Natural-gas drilling presents Obama with historic choices
Associated Press
PITTSBURGH
Energy companies, environmental groups, and even Hollywood stars are watching to see what decisions President Barack Obama makes about regulating or promoting natural-gas drilling.
The stakes are huge. Business leaders don’t want government regulations to slow the flow of hundreds of billions of dollars of clean, cheap domestic energy over the next few decades. Environmental groups see that same tide as a potential threat, not just to air and water, but to renewable energy.
And on a strategic level, diplomats envision a future when natural gas helps make the U.S. less beholden to imports.
Some say the unexpected drilling boom presents historic options — and risks — for the Obama administration.
“It’s a tough choice. The president is in a real bind,” said Charles Ebinger, director of the energy security initiative at the Brookings Institution, a Washington, D.C., nonprofit. “I think the question is: What does he want his legacy to be?”
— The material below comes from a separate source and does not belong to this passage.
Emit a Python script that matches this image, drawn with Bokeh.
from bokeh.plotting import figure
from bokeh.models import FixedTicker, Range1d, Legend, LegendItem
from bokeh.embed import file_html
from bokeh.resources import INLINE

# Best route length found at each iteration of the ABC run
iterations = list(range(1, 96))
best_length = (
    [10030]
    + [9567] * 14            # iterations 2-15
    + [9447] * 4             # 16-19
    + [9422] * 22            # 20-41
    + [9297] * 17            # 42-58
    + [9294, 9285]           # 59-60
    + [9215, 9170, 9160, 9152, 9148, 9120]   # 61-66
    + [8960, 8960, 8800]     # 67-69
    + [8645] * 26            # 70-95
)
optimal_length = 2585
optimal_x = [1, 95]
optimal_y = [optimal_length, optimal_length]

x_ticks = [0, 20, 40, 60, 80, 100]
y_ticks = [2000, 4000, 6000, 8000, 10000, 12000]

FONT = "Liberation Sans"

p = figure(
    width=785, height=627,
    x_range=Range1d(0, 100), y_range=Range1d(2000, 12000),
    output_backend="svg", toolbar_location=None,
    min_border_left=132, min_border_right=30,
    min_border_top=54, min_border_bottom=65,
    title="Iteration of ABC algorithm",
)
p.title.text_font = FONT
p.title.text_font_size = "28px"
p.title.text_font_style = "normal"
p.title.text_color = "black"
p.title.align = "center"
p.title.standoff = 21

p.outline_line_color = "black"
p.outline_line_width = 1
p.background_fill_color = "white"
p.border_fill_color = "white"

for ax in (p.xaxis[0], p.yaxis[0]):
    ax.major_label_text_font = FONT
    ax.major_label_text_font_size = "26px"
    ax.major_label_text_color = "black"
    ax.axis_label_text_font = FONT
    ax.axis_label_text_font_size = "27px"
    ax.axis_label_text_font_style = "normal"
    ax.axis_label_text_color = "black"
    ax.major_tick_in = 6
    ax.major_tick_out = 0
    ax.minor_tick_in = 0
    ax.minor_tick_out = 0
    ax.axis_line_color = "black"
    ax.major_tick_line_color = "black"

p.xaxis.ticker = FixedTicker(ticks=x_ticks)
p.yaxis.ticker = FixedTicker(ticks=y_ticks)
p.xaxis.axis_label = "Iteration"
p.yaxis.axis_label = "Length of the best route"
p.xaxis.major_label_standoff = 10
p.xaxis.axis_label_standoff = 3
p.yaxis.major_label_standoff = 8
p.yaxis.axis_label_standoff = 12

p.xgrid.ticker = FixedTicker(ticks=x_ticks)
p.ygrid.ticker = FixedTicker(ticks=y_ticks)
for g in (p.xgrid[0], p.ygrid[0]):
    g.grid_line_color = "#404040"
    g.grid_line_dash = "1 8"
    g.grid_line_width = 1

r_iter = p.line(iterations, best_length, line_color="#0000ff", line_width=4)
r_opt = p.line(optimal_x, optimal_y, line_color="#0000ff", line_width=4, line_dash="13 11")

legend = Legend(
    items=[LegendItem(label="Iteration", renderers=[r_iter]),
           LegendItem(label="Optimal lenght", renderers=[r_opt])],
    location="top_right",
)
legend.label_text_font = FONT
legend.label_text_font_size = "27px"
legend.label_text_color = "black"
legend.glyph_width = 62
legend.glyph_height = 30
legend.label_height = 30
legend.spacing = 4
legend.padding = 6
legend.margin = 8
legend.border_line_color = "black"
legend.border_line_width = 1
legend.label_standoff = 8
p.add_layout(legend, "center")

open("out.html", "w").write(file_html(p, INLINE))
Ebinger said that if Obama fully embraced the boom in gas drilling the nation could see “incredible” job gains that could lead to “a re-industrialization of America.” Possibilities like that are tempting to any president, and perhaps even more so in the current economy.
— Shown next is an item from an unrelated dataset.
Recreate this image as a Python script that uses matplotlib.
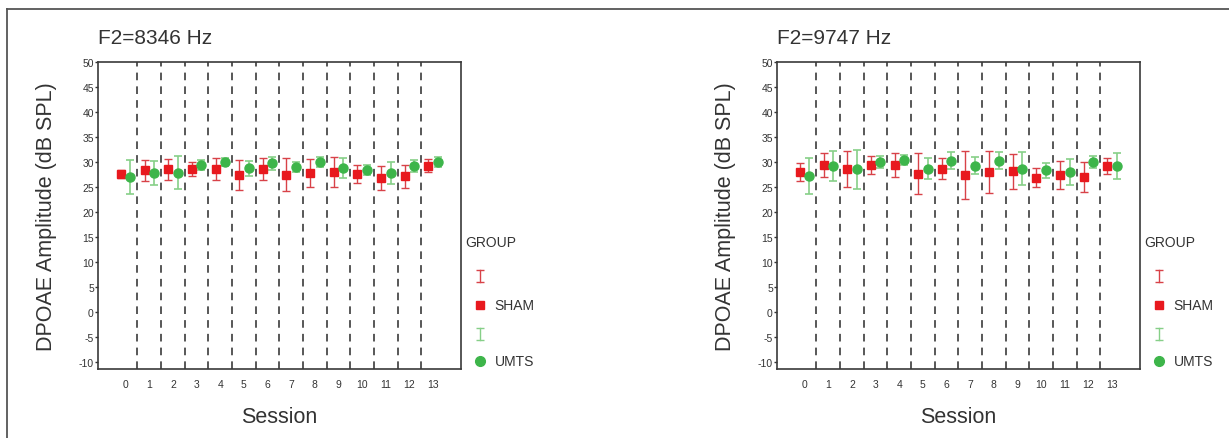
import matplotlib.pyplot as plt
import numpy as np
from matplotlib.lines import Line2D

plt.rcParams['font.family'] = ['Liberation Sans', 'DejaVu Sans']
plt.rcParams['axes.unicode_minus'] = False

sessions = np.arange(14)
tick_labels = [str(s) for s in sessions]

# F2 = 8346 Hz
sham_8346 = [27.6, 28.4, 28.6, 28.6, 28.6, 27.5, 28.6, 27.5, 27.9, 28.0, 27.6, 26.9, 27.2, 29.3]
sham_8346_err = [0.8, 2.1, 2.1, 1.4, 2.2, 3.0, 2.2, 3.3, 2.8, 3.0, 1.8, 2.4, 2.3, 1.3]
umts_8346 = [27.0, 27.9, 27.9, 29.5, 30.1, 28.8, 29.8, 29.0, 30.1, 28.8, 28.4, 27.9, 29.2, 30.0]
umts_8346_err = [3.4, 2.4, 3.3, 1.0, 0.8, 1.5, 1.3, 1.0, 1.0, 2.0, 1.0, 2.2, 1.2, 1.0]

# F2 = 9747 Hz
sham_9747 = [28.0, 29.5, 28.7, 29.5, 29.5, 27.7, 28.7, 27.4, 28.0, 28.2, 26.9, 27.4, 27.1, 29.2]
sham_9747_err = [1.8, 2.4, 3.6, 1.8, 2.4, 4.1, 2.1, 4.8, 4.2, 3.5, 1.9, 2.8, 3.0, 1.6]
umts_9747 = [27.2, 29.2, 28.6, 30.0, 30.5, 28.7, 30.3, 29.3, 30.3, 28.7, 28.4, 28.0, 30.0, 29.3]
umts_9747_err = [3.6, 3.0, 3.9, 1.2, 1.0, 2.1, 1.7, 1.7, 1.7, 3.3, 1.5, 2.6, 1.2, 2.6]

panels = [
    ("F2=8346 Hz", sham_8346, sham_8346_err, umts_8346, umts_8346_err),
    ("F2=9747 Hz", sham_9747, sham_9747_err, umts_9747, umts_9747_err),
]

red = '#e8191e'
red_bar = '#d84248'
green = '#3db54a'
green_bar = '#86cf88'
dark = '#333333'

fig = plt.figure(figsize=(12.29, 4.39), dpi=100)
fig.add_artist(Line2D([7/1229, 1.0], [1 - 10/439, 1 - 10/439], color='#555555', lw=1.3))
fig.add_artist(Line2D([7/1229, 7/1229], [0.0, 1 - 10/439], color='#555555', lw=1.3))

lefts = [98/1229, 777/1229]
for left, (title, sham, sham_err, umts, umts_err) in zip(lefts, panels):
    ax = fig.add_axes([left, 1 - 370/439, 363/1229, 307/439])

    for b in sessions[:-1] + 0.5:
        ax.axvline(b, color='#2a2a2a', lw=1.1, ls=(0, (5, 4)), zorder=1)

    ax.errorbar(sessions - 0.2, sham, yerr=sham_err, fmt='none', ecolor=red_bar,
                elinewidth=1.0, capsize=3.2, capthick=1.0, zorder=3)
    ax.errorbar(sessions + 0.2, umts, yerr=umts_err, fmt='none', ecolor=green_bar,
                elinewidth=1.2, capsize=3.2, capthick=1.2, zorder=3)
    ax.plot(sessions - 0.2, sham, ls='none', marker='s', ms=5.5, color=red, zorder=4)
    ax.plot(sessions + 0.2, umts, ls='none', marker='o', ms=6.5, color=green, zorder=4)

    ax.set_xlim(-1.17, 14.18)
    ax.set_ylim(-11.3, 50)
    ax.set_yticks(np.arange(-10, 51, 5))
    ax.set_xticks(sessions)
    ax.set_xticklabels(tick_labels)
    ax.tick_params(axis='y', length=2, width=1, pad=1, labelsize=7.5, colors=dark)
    ax.tick_params(axis='x', length=0, pad=7, labelsize=7.5, colors=dark)
    for sp in ax.spines.values():
        sp.set_color('#3a3a3a')
        sp.set_linewidth(1.2)

    ax.set_ylabel("DPOAE Amplitude (dB SPL)", fontsize=15.5, color=dark)
    ax.yaxis.set_label_coords(-0.113, 0.5)
    ax.set_xlabel("Session", fontsize=15.5, color=dark)
    ax.xaxis.set_label_coords(0.5, -0.12)
    ax.text(0.0, 1.08, title, transform=ax.transAxes, ha='left', va='center',
            fontsize=15, color=dark)

    # legend
    tr = ax.transAxes
    ax.text(1.012, 0.414, "GROUP", transform=tr, ha='left', va='center', fontsize=10, color=dark)
    for y, c in [(0.303, red_bar), (0.114, green_bar)]:
        ax.plot([1.053, 1.053], [y - 0.021, y + 0.021], color=c, lw=1.0, transform=tr, clip_on=False)
        ax.plot([1.053, 1.053], [y - 0.021, y + 0.021], ls='none', marker='_', ms=5.5, mew=1.0,
                color=c, transform=tr, clip_on=False)
    ax.plot([1.053], [0.208], ls='none', marker='s', ms=5.5, color=red, transform=tr, clip_on=False)
    ax.plot([1.053], [0.026], ls='none', marker='o', ms=7, color=green, transform=tr, clip_on=False)
    ax.text(1.092, 0.208, "SHAM", transform=tr, ha='left', va='center', fontsize=10, color=dark)
    ax.text(1.092, 0.026, "UMTS", transform=tr, ha='left', va='center', fontsize=10, color=dark)

fig.savefig('out.png', dpi=100)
“But really embracing this stuff is going to bring him squarely in conflict with some of his environmental supporters,” Ebinger said.
Hydraulic fracturing, or fracking, has made it possible to tap into deep reserves of oil and gas but has also raised concerns about pollution. Large volumes of water, along with sand and hazardous chemicals, are injected underground to break rock apart and free the oil and gas.
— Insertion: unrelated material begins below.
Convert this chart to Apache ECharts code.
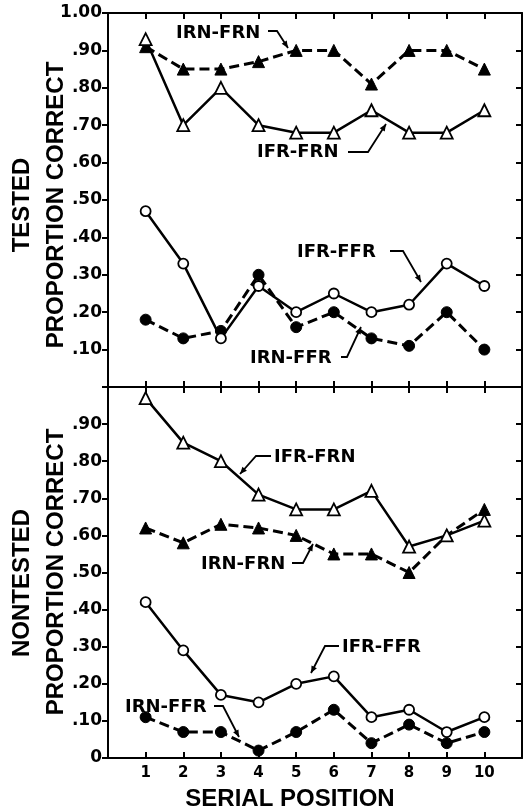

Environmental groups and some scientists say there hasn’t been enough research on water- and air-pollution issues.
The Sierra Club already is trying to slow the gas rush, which began in Texas and has expanded to Pennsylvania, Colorado and other states.
It’s started a nationwide “Beyond Natural Gas” campaign to push for more regulation on an industry it describes as “Dirty, Dangerous and Run Amok.”
“We need to avoid replacing one set of problems with a new but very different set of problems,” said Michael Brune, the Sierra Club’s executive director, referring to coal and natural gas.
Investing in green energy makes more economic and environmental sense, he said.
The Sierra Club knows natural gas will be a part of the nation’s energy future. “How much a part is a big fight right now,” Brune said.
Most experts agree that Obama faces four big choices about the gas boom: whether to back nationwide EPA rules; whether to keep pressuring coal-fired power plants to reduce emissions (which benefits gas as an alternative fuel); whether to allow large-scale exports of liquefied natural gas; and whether to support a national push to use compressed gas in commercial vehicles.